In the next 24–48 hours, the critical indicators to watch are: (1) any statement from U.S. officials explicitly denying or contextualizing Díaz-Canel’s claim; (2) on-camera appearances or verifiable statements from Maduro and senior Venezuelan officials clarifying his status and location; (3) moves by the Venezuelan military—unusual deployments in Caracas, emergency decrees, or factional messaging on social media; (4) reactions from key regional governments (Mexico, Brazil, Colombia, CARICOM) regarding recognition of Venezuelan leadership and calls for emergency OAS or CELAC sessions; and (5) oil market response, including any new signals from Washington on sanctions, U.S. refiner behavior regarding Venezuelan blends, and insurance or freight adjustments into Venezuelan ports.

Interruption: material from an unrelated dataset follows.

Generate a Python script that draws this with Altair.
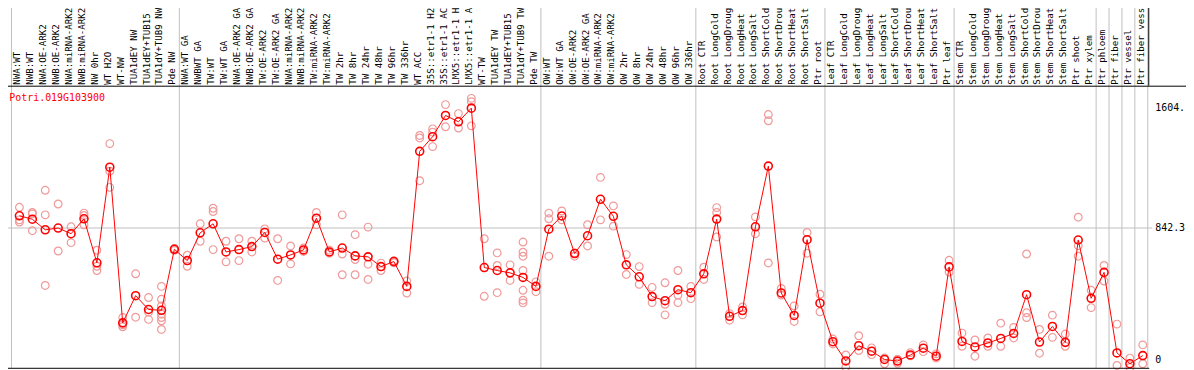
import altair as alt
import pandas as pd

gene = "Potri.019G103900"

labels = [
    "NWA:WT", "NWB:WT", "NWA:OE-ARK2", "NWB:OE-ARK2", "NWA:miRNA-ARK2", "NWB:miRNA-ARK2",
    "NW 0hr", "WT H2O", "WT-NW", "TUA1dEY NW", "TUA1dEY+TUB15 NW", "TUA1dY+TUB9 NW", "Pde NW",
    "NWA:WT GA", "NWBWT GA", "TW:WT", "TW:WT GA", "NWA:OE-ARK2 GA", "NWB:OE-ARK2 GA",
    "TW:OE-ARK2", "TW:OE-ARK2 GA", "NWA:miRNA-ARK2 GA", "NWB:miRNA-ARK2 GA", "TW:miRNA-ARK2",
    "TW:miRNA-ARK2", "TW 2hr", "TW 8hr", "TW 24hr", "TW 48hr", "TW 96hr", "TW 336hr", "WT ACC",
    "35S::etr1-1 H2O", "35S::etr1-1 ACC", "LMX5::etr1-1 H2O", "LMX5::etr1-1 ACC", "WT-TW",
    "TUA1dEY TW", "TUA1dEY+TUB15 TW", "TUA1dY+TUB9 TW", "Pde TW",
    "OW:WT", "OW:WT GA", "OW:OE-ARK2", "OW:OE-ARK2 GA", "OW:miRNA-ARK2", "OW:miRNA-ARK2",
    "OW 2hr", "OW 8hr", "OW 24hr", "OW 48hr", "OW 96hr", "OW 336hr",
    "Root CTR", "Root LongCold", "Root LongDrought", "Root LongHeat", "Root LongSalt",
    "Root ShortCold", "Root ShortDrought", "Root ShortHeat", "Root ShortSalt", "Ptr root",
    "Leaf CTR", "Leaf LongCold", "Leaf LongDrought", "Leaf LongHeat", "Leaf LongSalt",
    "Leaf ShortCold", "Leaf ShortDrought", "Leaf ShortHeat", "Leaf ShortSalt", "Ptr leaf",
    "Stem CTR", "Stem LongCold", "Stem LongDrought", "Stem LongHeat", "Stem LongSalt",
    "Stem ShortCold", "Stem ShortDrought", "Stem ShortHeat", "Stem ShortSalt", "Ptr shoot",
    "Ptr xylem", "Ptr phloem", "Ptr fiber", "Ptr vessel", "Ptr fiber vessel",
]

means = [
    920, 898, 831, 842, 806, 901, 621, 1229, 239, 412, 324, 319, 707,
    635, 812, 869, 690, 705, 724, 814, 644, 671, 703, 905, 690, 715, 665, 659, 597, 629, 471,
    1330, 1423, 1558, 1518, 1604.6, 591, 572, 557, 528, 471,
    835, 919, 680, 793, 1025, 917, 608, 532, 406, 380, 450, 431,
    551, 899, 281, 317, 850, 1236, 429, 286, 768, 364,
    119, -3, 94, 59, 6, -4, 35, 78, 27, 595,
    121, 86, 111, 140, 172, 418, 117, 216, 115, 766, 395,
    560, 48, -21, 31,
]

replicates = [
    [974, 894, 880], [941, 932, 825], [1082, 926, 477], [995, 696], [850, 749],
    [937, 922, 863], [701, 599, 572], [1379, 1204, 1101], [273, 227, 214], [551, 275],
    [400, 307, 261], [471, 389, 347, 294, 273, 252, 197], [712, 700],
    [669, 599], [869, 758], [968, 947, 705], [758, 627], [774, 635], [758, 690],
    [837, 778], [774, 509], [728, 614], [715, 693], [941, 863], [701, 682],
    [926, 677, 545], [800, 642, 545], [848, 612, 515], [619, 572], [635, 621], [505, 429],
    [1431, 1415, 1143], [1473, 1452, 1360], [1627, 1486], [1570, 1478], [1667, 1646, 1492],
    [774, 408], [684, 604, 431], [608, 509], [753, 688, 663, 572, 446, 383, 366], [500, 437],
    [937, 901, 663], [951, 894], [684, 663], [863, 728], [1164, 894], [983, 854],
    [673, 547], [597, 484], [465, 368], [494, 357, 290], [572, 416, 368], [471, 393],
    [593, 515], [972, 941, 785], [298, 256], [340, 290], [913, 806], [1564, 1524, 620],
    [458, 416], [347, 248], [814, 682], [421, 309],
    [136, 105], [35, -42], [157, 63], [80, 37], [16, -21], [8, -18], [50, 29], [99, 56],
    [42, 15], [637, 562],
    [174, 90], [130, 27], [143, 90], [237, 90], [210, 143], [677, 303, 273], [197, 46],
    [288, 147], [168, 90], [911, 730, 663], [446, 336],
    [604, 505], [231, -32], [15, -45], [99, -21],
]

group_bounds = [0, 13, 41, 53, 63, 73, 84, 85, 86, 87, 88]
tick_values = [0, 842.3, 1604.6]
tick_labels = ["0", "842.3", "1604.6"]
grid_values = [842.3]

idx = list(range(len(labels)))
df_mean = pd.DataFrame({"idx": idx, "label": labels, "mean": means})
df_rep = pd.DataFrame(
    [{"idx": i, "value": v} for i, reps in enumerate(replicates) for v in reps]
)
df_sep = pd.DataFrame({"k": group_bounds})
df_tick = pd.DataFrame({"v": tick_values, "t": tick_labels})
df_grid = pd.DataFrame({"v": grid_values})
df_gene = pd.DataFrame({"g": [gene]})

W, H = 1186, 284
COL = 13
x0 = -11.5 / COL
xs = alt.Scale(domain=[x0, x0 + W / COL], nice=False, zero=False)
ys = alt.Scale(domain=[-46.7, 1747.3], nice=False, zero=False)
FONT = "DejaVu Sans Mono"
TOP = -85  # page top, relative to the plot area
ZW = "\u200b"  # invisible ellipsis for truncated texts

sep = (
    alt.Chart(df_sep)
    .transform_calculate(pos="datum.k - 8/13")
    .mark_rule(color="#c0c0c0", strokeWidth=1)
    .encode(x=alt.X("pos:Q", scale=xs, axis=None), y=alt.value(TOP), y2=alt.value(H))
)
head_border = (
    alt.Chart(df_sep)
    .transform_filter("datum.k == 88")
    .transform_calculate(pos="datum.k - 8/13 + 1/13")
    .mark_rule(color="black", strokeWidth=1)
    .encode(x=alt.X("pos:Q", scale=xs, axis=None), y=alt.value(TOP), y2=alt.value(0))
)
grid = (
    alt.Chart(df_grid)
    .mark_rule(color="#c0c0c0", strokeWidth=1)
    .encode(y=alt.Y("v:Q", scale=ys, axis=None), x=alt.value(-7), x2=alt.value(1152))
)
reps = (
    alt.Chart(df_rep)
    .mark_point(shape="circle", filled=False, size=60, color="#f09a9a", strokeWidth=1.2, opacity=1)
    .encode(x=alt.X("idx:Q", scale=xs, axis=None), y=alt.Y("value:Q", scale=ys, axis=None))
)
line = (
    alt.Chart(df_mean)
    .mark_line(color="#ff0000", strokeWidth=1)
    .encode(x=alt.X("idx:Q", scale=xs, axis=None), y=alt.Y("mean:Q", scale=ys, axis=None))
)
pts = (
    alt.Chart(df_mean)
    .mark_point(shape="circle", filled=False, size=64, color="#ff0000", strokeWidth=1.6, opacity=1)
    .encode(x=alt.X("idx:Q", scale=xs, axis=None), y=alt.Y("mean:Q", scale=ys, axis=None))
)
head_labels = (
    alt.Chart(df_mean)
    .mark_text(angle=270, align="left", baseline="middle", font=FONT, fontSize=9.2,
               color="black", dy=-2, limit=78, ellipsis=ZW)
    .encode(x=alt.X("idx:Q", scale=xs, axis=None), y=alt.value(-1), text="label:N")
)
ytext = (
    alt.Chart(df_tick)
    .mark_text(align="left", baseline="middle", font=FONT, fontSize=10, color="black",
               limit=31, ellipsis=ZW)
    .encode(y=alt.Y("v:Q", scale=ys, axis=None), x=alt.value(1155), text="t:N")
)
gene_text = (
    alt.Chart(df_gene)
    .mark_text(align="left", baseline="middle", font=FONT, fontSize=10, color="#ff0000")
    .encode(x=alt.value(1.3), y=alt.value(12.3), text="g:N")
)
top_line = alt.Chart(df_gene).mark_rule(color="black", strokeWidth=1).encode(
    x=alt.value(-8), x2=alt.value(W), y=alt.value(0.5)
)
bottom_line = alt.Chart(df_gene).mark_rule(color="black", strokeWidth=1).encode(
    x=alt.value(-8), x2=alt.value(1149), y=alt.value(H + 0.5)
)
left_line = alt.Chart(df_gene).mark_rule(color="black", strokeWidth=1).encode(
    x=alt.value(-6.5), y=alt.value(TOP), y2=alt.value(H + 1)
)

chart = (
    alt.layer(sep, head_border, grid, reps, line, pts, head_labels, ytext, gene_text,
              top_line, bottom_line, left_line)
    .properties(
        width=W,
        height=H,
        padding={"left": 0, "top": 77, "right": 0, "bottom": 1},
        autosize=alt.AutoSizeParams(type="none"),
        background="white",
    )
    .configure_view(stroke=None)
)

chart.save("out.html", embed_options={"renderer": "svg", "actions": False})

A verified disappearance, injury, or capture of Maduro would quickly upgrade this from a political information shock to a major regime and energy-supply event.

MARKET IMPACT ASSESSMENT: High headline risk for EM credit and FX in Latin America, especially Venezuelan bonds (formal vs. grey market), PDVSA-linked assets, and potentially Cuban risk perception. Potential spillover to crude benchmarks and energy equities if this translates into regime instability, sanctions shifts, or threats to Venezuelan oil exports at a time of existing quake-related infrastructure stress.